Born and raised in Miami, Florida, in the summer of 1953, Thomas eventually relocated to the Midwest, quickly becoming one of the most influential figures of his generation behind the mic with his larger-than-life personality that would pour from the stage and into the ears and eyes of any audience lucky enough to be blessed by his perfected presence throughout the years. While cities like LA, New York, Boston, and Washington began taking over, Ohio, a state so many people agree would rather not exist, and its particular blue-collar culture reigned with an iron fist in a way that was most profound and contemplative of great cosmic connections through its merciless music scene. Having a voice, Emerson Dameron famously described as "James Stewart trapped in an oboe," Thomas’s entire being was expressive. From his toes to his elbows, wrists to lips, from the top of his head, and beyond, the late singer embodied the ethos of what makes a frontman a frontman, sporting a spiritual suite to carefully project his perfected performance as intensely as possible.
“My name is David Fucking Thomas… and I’m the lead singer of the best fucking rock n roll band in the world.”

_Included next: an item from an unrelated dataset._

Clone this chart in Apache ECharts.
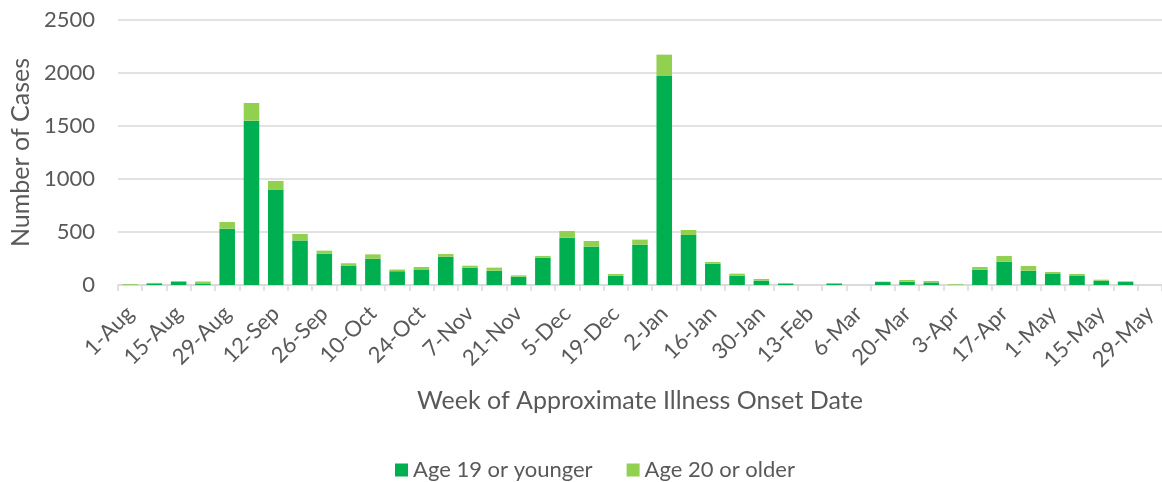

Breaking the world in two with the band’s 1978 debut masterpiece “The Modern Dance,” quite possibly one of the most influential records of its decade, Pere Ubu quickly redefined rock n’ roll in the later half of the 1970s by introducing textural chaos, elements of free-jazz that even Coltrane could get behind, and of course, those brilliantly demented pop melodies that soared across tracks like the album’s epic opener “Non-Alignment Pact,” “Chinese Radiation,” and the near-perfect ender “Humor Me” that punched through mind’s ceiling belting, “It's just a joke man!” Like a flaming grenade chucked across the flat farmlands that make up so much of the 17th state, its aluminum pin released by the fingertips of Thomas’s maniac mastery, the existential explosion could be seen around the world as the late musician sat back in contemplation of his challenging character in the arts, ego, and the overall observatory of calculated chaos within the band’s complex, and complicated existence. From his solo career that was just as rich and ravishing as Pere Ubu, Thomas was an artist’s artist and a writer’s writer. Occupying a countless treasure trove of bands and projects like The Eggs, David Thomas and Two Pale Boys, David Thomas and His Legs, The Pale Orchestra, and The Wooden Birds, his output was pure genius, with a harmonious hint of melodic madness, and feverish freedom that so many desire in their careers, and only a few have truly ever unlocked. Thomas was 71.